On June 19, 1865 Union soldiers marched into Galveston, Texas, and declared all slaves were to be freed in accordance with President Lincoln’s Emancipation Proclamation. This day has been fondly remembered as "Juneteenth" since. 

On June 19, 2021, the nation celebrated Juneteenth for the first time as an official national holiday — 156 years later. 

Last weekend, Auburn hosted its  2nd Annual Juneteenth celebration at Martin Luther King Park. The all-day affair was filled with laughter, dancing and lots and lots of food. Free to the community, people from all around the Auburn area joined together to celebrate Black culture and the progress that has taken place since the original Juneteenth. 

Sponsored by Councilwoman Connie Fitch-Taylor, this event showcased various local Black businesses and highlighted the unsung heroes in the community. Rich in accomplishments and service, these unsung heroes have become leading examples for Auburn’s Black community.

“We have NFL players, we have community activists, nonprofit founders, Black business owners, black teachers, black police officers.” Councilwoman Fitch-Taylor said. “Just everybody who helped actually pave the way for our community.”

 These men and women recognized at the event as unsung heroes might live across the country, but they all share one thing in common — a collective impression on the Auburn family. Many of them grew up in Auburn, attended Auburn City Schools, and now work for the places that helped raise them. Others graduated and sought out opportunities nationwide to fulfill their passion to serve others. 

There was one Auburn man celebrated at this event whose impact to Auburn looms large.

Near the front entrance to the park was a family frying fish and grilling hot dogs to hand out as the day went on, as they also passed out fliers with information about the Echols Family Scholarship.

While some may not recognize the name, Auburn would not be the same without the Echols family. 

Their father was James Echols, also known as “Lemonade Man.” Echols was the creator of the famous Toomer’s Lemonade — a staple of Auburn  and Auburn University. After his passing in April of this year, his family has worked to continue his legacy through the Echols Family Social Club and the Memorial scholarship in James’ Echols name to help young adults planning to get an education in a skilled trade. 

Pride is what daughter Johnnie Echols Dowdell feels about what that lemonade did not only for Echols’ family, but for his town as well. 

“My dad didn’t have the best education, but he got what he did. He took the tools he had and made the best of it.

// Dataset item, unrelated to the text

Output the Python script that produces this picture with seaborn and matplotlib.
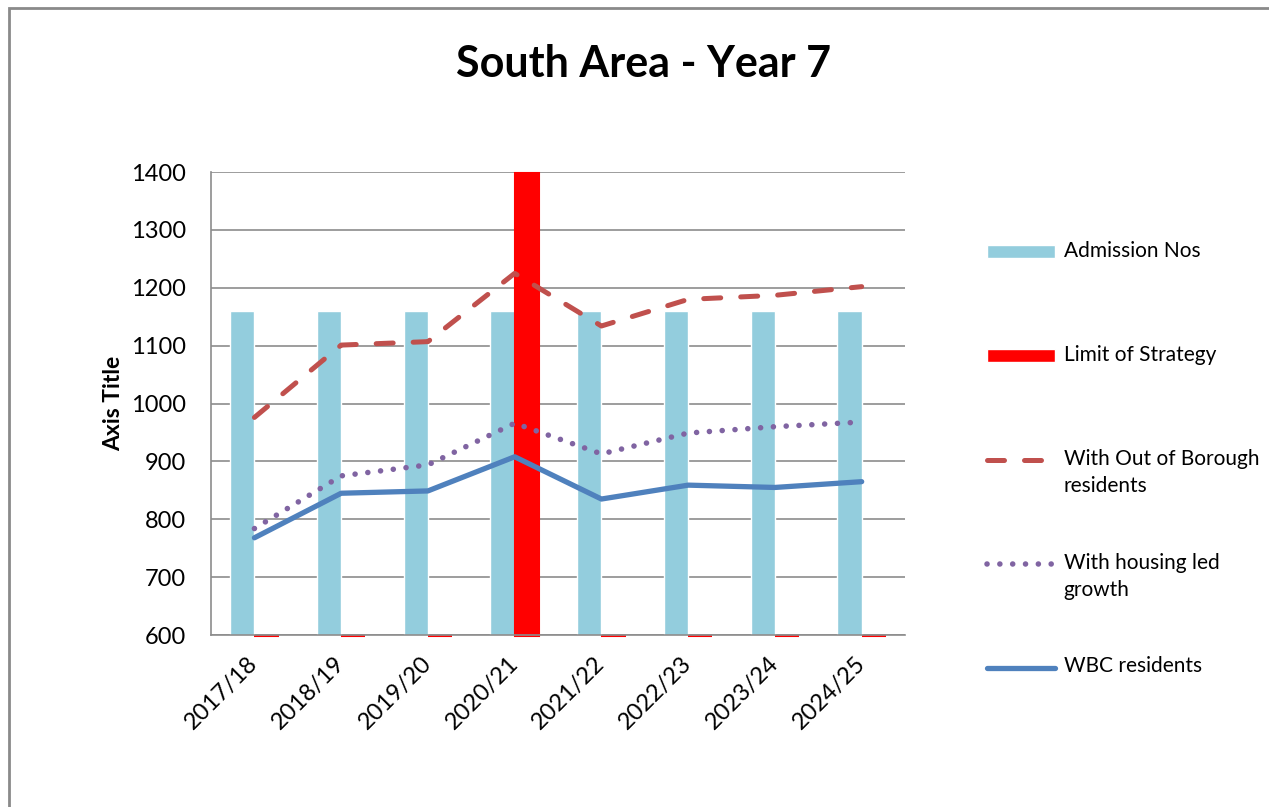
import numpy as np
import pandas as pd
import matplotlib
matplotlib.use("Agg")
import matplotlib.pyplot as plt
from matplotlib.patches import Patch, Rectangle
from matplotlib.lines import Line2D
from matplotlib.legend_handler import HandlerLine2D, HandlerPatch
import seaborn as sns

# chart data
years = ["2017/18", "2018/19", "2019/20", "2020/21", "2021/22", "2022/23", "2023/24", "2024/25"]
admission_nos = [1160, 1160, 1160, 1160, 1160, 1160, 1160, 1160]
limit_of_strategy = [0, 0, 0, 1400, 0, 0, 0, 0]
out_of_borough = [976, 1101, 1107, 1225, 1134, 1180, 1187, 1202]
housing_led = [784, 875, 894, 966, 913, 949, 960, 968]
wbc_residents = [768, 845, 849, 908, 835, 859, 855, 865]

y_ticks = [600, 700, 800, 900, 1000, 1100, 1200, 1300, 1400]

sns.set_style("white")
plt.rcParams["font.family"] = ["Lato", "DejaVu Sans"]
plt.rcParams["text.color"] = "black"
plt.rcParams["axes.labelcolor"] = "black"
plt.rcParams["xtick.color"] = "black"
plt.rcParams["ytick.color"] = "black"

fig = plt.figure(figsize=(12.69, 8.07), dpi=100)
ax = fig.add_axes([0.1663, 0.2131, 0.5469, 0.5737])

grid_col = "#8c8c8c"
x = np.arange(len(years))
ymin, ymax = y_ticks[0], y_ticks[-1]
bar_w = 0.28

# bars (Excel draws them from the axis minimum)
adm = np.clip(np.array(admission_nos) - ymin, 0, None)
lim = np.clip(np.array(limit_of_strategy) - ymin, 0, None)
ax.bar(x - bar_w / 2, adm, width=bar_w, bottom=ymin, color="#93CDDD", zorder=2)
ax.bar(x + bar_w / 2, lim, width=bar_w, bottom=ymin - 1.5, color="#FF0000",
       edgecolor="#FF0000", linewidth=1.5, zorder=2.5, clip_on=False)

lines_df = pd.DataFrame({
    "x": np.tile(x, 3),
    "value": out_of_borough + housing_led + wbc_residents,
    "series": (["With Out of Borough residents"] * len(x)
               + ["With housing led growth"] * len(x)
               + ["WBC residents"] * len(x)),
})

dash_style = (0, (3.4, 4.0))
dot_style = (0, (0.01, 2.3))
styles = {
    "With Out of Borough residents": dict(color="#C0504D", lw=3.6, ls=dash_style),
    "With housing led growth": dict(color="#8064A2", lw=4.0, ls=dot_style),
    "WBC residents": dict(color="#4F81BD", lw=3.8, ls="-"),
}
for name, st in styles.items():
    sub = lines_df[lines_df["series"] == name]
    sns.lineplot(data=sub, x="x", y="value", ax=ax, color=st["color"], linewidth=st["lw"],
                 linestyle=st["ls"], sort=False, zorder=3, legend=False,
                 solid_capstyle="round", dash_capstyle="round")

ax.set_xlim(-0.5, len(years) - 0.5)
ax.set_ylim(ymin, ymax)
ax.set_yticks(y_ticks)
ax.set_xticks(x)
ax.set_xticklabels(years, rotation=45, ha="right", va="center",
                   rotation_mode="anchor", fontsize=17)
ax.tick_params(axis="x", length=0, pad=18)
ax.tick_params(axis="y", length=4, width=1.2, color=grid_col, labelsize=17, pad=14)
ax.yaxis.grid(True, color=grid_col, linewidth=1.2, zorder=0)
ax.set_axisbelow(True)
for side in ["top", "right"]:
    ax.spines[side].set_visible(False)
for side in ["left", "bottom"]:
    ax.spines[side].set_color(grid_col)
    ax.spines[side].set_linewidth(1.2)
ax.set_xlabel("")
ax.set_ylabel("Axis Title", fontsize=16.5, fontweight="bold", labelpad=5)

fig.suptitle("South Area - Year 7", fontsize=31, fontweight="bold", x=0.507, y=0.945)

# legend: every entry is two lines tall, handles sit on the first line (as Excel does)
leg_fs = 15
shift = 9.7  # points


class TopPatch(HandlerPatch):
    def create_artists(self, legend, orig_handle, xdescent, ydescent,
                       width, height, fontsize, trans):
        return super().create_artists(legend, orig_handle, xdescent, ydescent - shift,
                                      width, height, fontsize, trans)


class TopLine(HandlerLine2D):
    def create_artists(self, legend, orig_handle, xdescent, ydescent,
                       width, height, fontsize, trans):
        return super().create_artists(legend, orig_handle, xdescent, ydescent - 2 * shift,
                                      width, height, fontsize, trans)


handles = [
    Patch(facecolor="#93CDDD", label="Admission Nos\n "),
    Patch(facecolor="#FF0000", label="Limit of Strategy\n "),
    Line2D([], [], color="#C0504D", linewidth=3.6, linestyle=dash_style,
           dash_capstyle="round", label="With Out of Borough\nresidents"),
    Line2D([], [], color="#8064A2", linewidth=4.0, linestyle=dot_style,
           dash_capstyle="round", label="With housing led\ngrowth"),
    Line2D([], [], color="#4F81BD", linewidth=3.8, solid_capstyle="round",
           label="WBC residents\n "),
]
leg = fig.legend(handles=handles, loc="upper left", bbox_to_anchor=(0.7775, 0.7014),
                 frameon=False, fontsize=leg_fs, handlelength=3.3, handleheight=0.6,
                 handletextpad=0.4, labelspacing=2.72, borderpad=0, borderaxespad=0,
                 handler_map={Patch: TopPatch(), Line2D: TopLine()})
for t in leg.get_texts():
    t.set_linespacing(1.45)

# outer chart border (left and top edges are visible)
fig.patches.append(Rectangle((9 / 1269, -0.05), 1.2, 1 - 8 / 807 + 0.05,
                             transform=fig.transFigure, fill=False,
                             edgecolor="#8a8a8a", linewidth=2, zorder=0))

fig.savefig("out.png", dpi=100)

He made a big impact in the community with that lemonade, and at home building on it and making it for his seven kids.,” she said.

James Echols was a Black man with little education that managed to help create one of the deepest Auburn traditions the University has. His impact and outlook on life are all things that the community has been able to look up to all of these years.

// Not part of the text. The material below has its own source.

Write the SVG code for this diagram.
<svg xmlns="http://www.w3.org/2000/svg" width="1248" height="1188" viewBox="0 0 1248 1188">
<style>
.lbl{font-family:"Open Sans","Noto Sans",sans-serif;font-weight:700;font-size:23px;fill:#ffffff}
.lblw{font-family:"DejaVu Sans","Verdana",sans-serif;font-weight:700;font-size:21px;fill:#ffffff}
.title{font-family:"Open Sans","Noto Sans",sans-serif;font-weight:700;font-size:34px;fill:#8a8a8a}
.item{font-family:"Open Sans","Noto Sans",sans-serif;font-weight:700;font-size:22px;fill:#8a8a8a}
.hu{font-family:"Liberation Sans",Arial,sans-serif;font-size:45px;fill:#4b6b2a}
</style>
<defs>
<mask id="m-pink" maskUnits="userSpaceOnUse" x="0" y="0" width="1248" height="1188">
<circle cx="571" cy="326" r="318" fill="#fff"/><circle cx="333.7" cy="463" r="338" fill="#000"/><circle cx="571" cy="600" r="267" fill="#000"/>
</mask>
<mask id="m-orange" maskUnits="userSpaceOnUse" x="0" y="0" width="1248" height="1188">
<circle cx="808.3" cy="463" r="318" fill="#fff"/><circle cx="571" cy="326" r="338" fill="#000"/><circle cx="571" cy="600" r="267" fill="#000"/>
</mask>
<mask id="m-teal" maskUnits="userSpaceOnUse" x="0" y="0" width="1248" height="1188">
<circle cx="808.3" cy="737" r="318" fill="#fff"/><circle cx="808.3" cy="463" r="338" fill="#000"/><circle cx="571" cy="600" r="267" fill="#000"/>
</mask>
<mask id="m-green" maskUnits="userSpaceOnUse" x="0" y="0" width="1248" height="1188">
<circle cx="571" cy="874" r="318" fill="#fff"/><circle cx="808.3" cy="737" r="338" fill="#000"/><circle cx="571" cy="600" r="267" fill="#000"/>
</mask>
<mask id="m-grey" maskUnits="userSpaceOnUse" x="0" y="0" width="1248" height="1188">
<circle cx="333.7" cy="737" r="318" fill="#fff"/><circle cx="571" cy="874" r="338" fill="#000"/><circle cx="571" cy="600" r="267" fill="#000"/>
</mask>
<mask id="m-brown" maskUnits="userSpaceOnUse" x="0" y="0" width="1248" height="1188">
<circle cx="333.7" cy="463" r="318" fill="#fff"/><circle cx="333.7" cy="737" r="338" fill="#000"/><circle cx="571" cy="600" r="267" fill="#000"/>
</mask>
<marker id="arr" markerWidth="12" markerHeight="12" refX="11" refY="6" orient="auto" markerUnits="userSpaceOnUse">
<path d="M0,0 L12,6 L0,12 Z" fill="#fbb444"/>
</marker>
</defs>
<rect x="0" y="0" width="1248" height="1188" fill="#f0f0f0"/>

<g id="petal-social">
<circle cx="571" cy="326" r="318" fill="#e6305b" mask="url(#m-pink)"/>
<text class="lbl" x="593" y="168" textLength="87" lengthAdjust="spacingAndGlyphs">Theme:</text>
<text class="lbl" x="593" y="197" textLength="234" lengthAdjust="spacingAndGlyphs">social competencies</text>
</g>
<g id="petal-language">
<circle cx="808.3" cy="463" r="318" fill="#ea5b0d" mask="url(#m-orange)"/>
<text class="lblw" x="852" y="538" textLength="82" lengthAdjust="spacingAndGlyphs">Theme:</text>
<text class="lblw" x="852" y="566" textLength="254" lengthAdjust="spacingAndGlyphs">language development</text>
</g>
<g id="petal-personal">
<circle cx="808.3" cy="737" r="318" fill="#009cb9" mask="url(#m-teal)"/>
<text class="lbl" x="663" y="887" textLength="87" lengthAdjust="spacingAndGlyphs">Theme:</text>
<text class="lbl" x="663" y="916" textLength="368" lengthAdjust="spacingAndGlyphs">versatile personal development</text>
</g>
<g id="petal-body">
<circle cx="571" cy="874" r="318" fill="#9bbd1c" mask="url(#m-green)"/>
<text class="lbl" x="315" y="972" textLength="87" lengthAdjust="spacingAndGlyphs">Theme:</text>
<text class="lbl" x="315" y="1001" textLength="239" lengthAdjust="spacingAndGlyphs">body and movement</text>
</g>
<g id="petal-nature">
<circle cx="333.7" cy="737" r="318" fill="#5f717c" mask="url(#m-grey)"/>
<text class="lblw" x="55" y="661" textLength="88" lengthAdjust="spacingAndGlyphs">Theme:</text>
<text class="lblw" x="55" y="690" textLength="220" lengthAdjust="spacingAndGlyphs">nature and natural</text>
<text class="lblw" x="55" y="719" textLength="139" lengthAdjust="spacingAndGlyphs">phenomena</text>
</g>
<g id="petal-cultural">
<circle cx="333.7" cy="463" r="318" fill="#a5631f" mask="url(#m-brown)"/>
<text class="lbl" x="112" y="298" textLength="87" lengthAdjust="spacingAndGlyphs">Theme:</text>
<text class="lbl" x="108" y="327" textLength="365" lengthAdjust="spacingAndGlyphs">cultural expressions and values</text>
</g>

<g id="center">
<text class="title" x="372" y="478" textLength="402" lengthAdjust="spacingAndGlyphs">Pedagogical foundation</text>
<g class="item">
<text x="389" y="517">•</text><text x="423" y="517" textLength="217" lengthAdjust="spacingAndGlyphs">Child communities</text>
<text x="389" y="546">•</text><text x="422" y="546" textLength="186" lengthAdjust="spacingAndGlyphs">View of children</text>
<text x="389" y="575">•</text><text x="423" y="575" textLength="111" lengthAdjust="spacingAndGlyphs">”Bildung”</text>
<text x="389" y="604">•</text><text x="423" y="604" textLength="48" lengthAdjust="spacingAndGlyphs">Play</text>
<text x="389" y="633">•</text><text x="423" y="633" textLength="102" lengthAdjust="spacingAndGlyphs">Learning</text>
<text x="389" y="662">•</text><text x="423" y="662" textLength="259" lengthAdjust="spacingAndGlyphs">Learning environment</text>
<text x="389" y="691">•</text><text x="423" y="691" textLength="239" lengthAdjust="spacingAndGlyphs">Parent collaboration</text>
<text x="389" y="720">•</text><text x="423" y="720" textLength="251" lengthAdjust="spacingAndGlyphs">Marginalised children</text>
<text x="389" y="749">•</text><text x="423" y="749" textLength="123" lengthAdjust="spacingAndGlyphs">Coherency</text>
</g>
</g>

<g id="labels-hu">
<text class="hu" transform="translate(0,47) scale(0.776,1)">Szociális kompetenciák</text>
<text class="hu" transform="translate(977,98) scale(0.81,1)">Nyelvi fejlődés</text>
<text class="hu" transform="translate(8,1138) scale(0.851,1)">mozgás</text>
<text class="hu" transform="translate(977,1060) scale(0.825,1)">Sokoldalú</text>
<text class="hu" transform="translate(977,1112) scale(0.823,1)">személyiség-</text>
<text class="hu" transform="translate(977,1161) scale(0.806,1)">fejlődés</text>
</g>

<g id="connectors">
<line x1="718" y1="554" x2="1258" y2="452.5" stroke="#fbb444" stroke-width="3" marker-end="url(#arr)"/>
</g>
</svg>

“We use that old saying that when life gives you lemons, make lemonade out of it, and that’s what he did,” said Dowdell.

Passing on these lessons and the history that goes with them is one of Juneteenth’s greatest traditions. It is a way to celebrate the progress in the past, but also to impart these lessons and history on the next generation —  at least that’s how Daryl Brownlee sees it. 

As co-owner of Diaspora Creation, Brownlee’s entire livelihood is focused around the beauty of African culture — the bright patterns, the flowing fabrics, and accessories for every occasion. Celebrating Black culture is his life, so Juneteenth is specifically important to him. 

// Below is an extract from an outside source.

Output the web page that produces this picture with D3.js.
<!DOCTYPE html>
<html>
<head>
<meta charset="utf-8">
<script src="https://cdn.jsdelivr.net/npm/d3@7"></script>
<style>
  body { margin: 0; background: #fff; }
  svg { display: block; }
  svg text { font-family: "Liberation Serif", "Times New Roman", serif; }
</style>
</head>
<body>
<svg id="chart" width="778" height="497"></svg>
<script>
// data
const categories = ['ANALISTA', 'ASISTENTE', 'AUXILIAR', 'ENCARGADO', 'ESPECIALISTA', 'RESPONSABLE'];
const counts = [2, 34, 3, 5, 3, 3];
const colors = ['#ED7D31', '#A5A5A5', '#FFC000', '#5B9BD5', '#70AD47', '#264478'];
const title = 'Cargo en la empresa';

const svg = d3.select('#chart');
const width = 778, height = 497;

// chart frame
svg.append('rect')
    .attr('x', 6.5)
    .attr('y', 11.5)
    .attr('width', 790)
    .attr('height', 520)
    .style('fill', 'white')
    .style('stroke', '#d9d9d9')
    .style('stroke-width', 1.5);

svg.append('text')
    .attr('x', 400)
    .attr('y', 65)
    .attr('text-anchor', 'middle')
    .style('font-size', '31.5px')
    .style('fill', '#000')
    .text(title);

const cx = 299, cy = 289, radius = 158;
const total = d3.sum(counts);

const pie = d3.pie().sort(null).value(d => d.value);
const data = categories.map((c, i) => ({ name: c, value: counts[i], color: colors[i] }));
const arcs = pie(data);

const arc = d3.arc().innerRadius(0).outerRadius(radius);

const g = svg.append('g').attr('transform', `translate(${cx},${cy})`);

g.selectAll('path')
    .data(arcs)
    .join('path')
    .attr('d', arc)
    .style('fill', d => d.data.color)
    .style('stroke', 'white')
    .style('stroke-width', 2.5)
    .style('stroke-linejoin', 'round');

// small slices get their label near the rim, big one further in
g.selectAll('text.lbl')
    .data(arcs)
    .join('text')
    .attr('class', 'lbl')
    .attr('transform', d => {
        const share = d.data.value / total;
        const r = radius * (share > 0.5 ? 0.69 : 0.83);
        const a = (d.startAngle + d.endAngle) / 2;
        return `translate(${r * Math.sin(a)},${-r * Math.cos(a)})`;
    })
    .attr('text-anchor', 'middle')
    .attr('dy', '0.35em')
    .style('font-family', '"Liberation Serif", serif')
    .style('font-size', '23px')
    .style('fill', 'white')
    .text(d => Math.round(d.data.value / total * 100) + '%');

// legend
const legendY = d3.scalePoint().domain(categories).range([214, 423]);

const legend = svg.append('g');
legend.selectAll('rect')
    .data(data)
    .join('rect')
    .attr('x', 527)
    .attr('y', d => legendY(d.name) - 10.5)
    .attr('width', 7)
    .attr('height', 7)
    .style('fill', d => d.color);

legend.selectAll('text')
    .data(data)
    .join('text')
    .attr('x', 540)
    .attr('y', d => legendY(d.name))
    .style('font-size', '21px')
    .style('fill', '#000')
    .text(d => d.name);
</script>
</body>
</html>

This event is an opportunity to show his children the value in holding on to their roots, no matter where they are from. Brownlee cherishes individual culture, even saying that with it “you can identify with whom you are and share that with the rest of the world.” But at the end of the day, he wants everyone to realize just how alike we all are.  

“We have to respect each other’s differences, you know, and similarities,” he says. Brownlee jokes that we’re all the same on the inside physically. At the end of the day, we’re all just human beings. 

Juneteenth isn’t just a holiday for Black people; it’s a holiday for Americans, all Americans. The battle for equality is far from over, with laws being passed even today restricting the availability of voting rights in predominately Black communities. The news is still dotted with stories of white supremacy, but it is events like this that showcase the ongoing efforts to ensure forward progress.

Pride on the Plains President Seth McCollough is someone who knows quite well the fight for inclusion. Showcasing their own booth at the Juneteenth festival, they passed out buttons with “War Equal” in support. For them, the importance of Juneteenth is showing love to everyone and anyone. 

“We’re just all human," McCollough said. "We all want to be loved and we all want to have a space where we can feel celebrated and feel like ourselves. Everybody wants that.”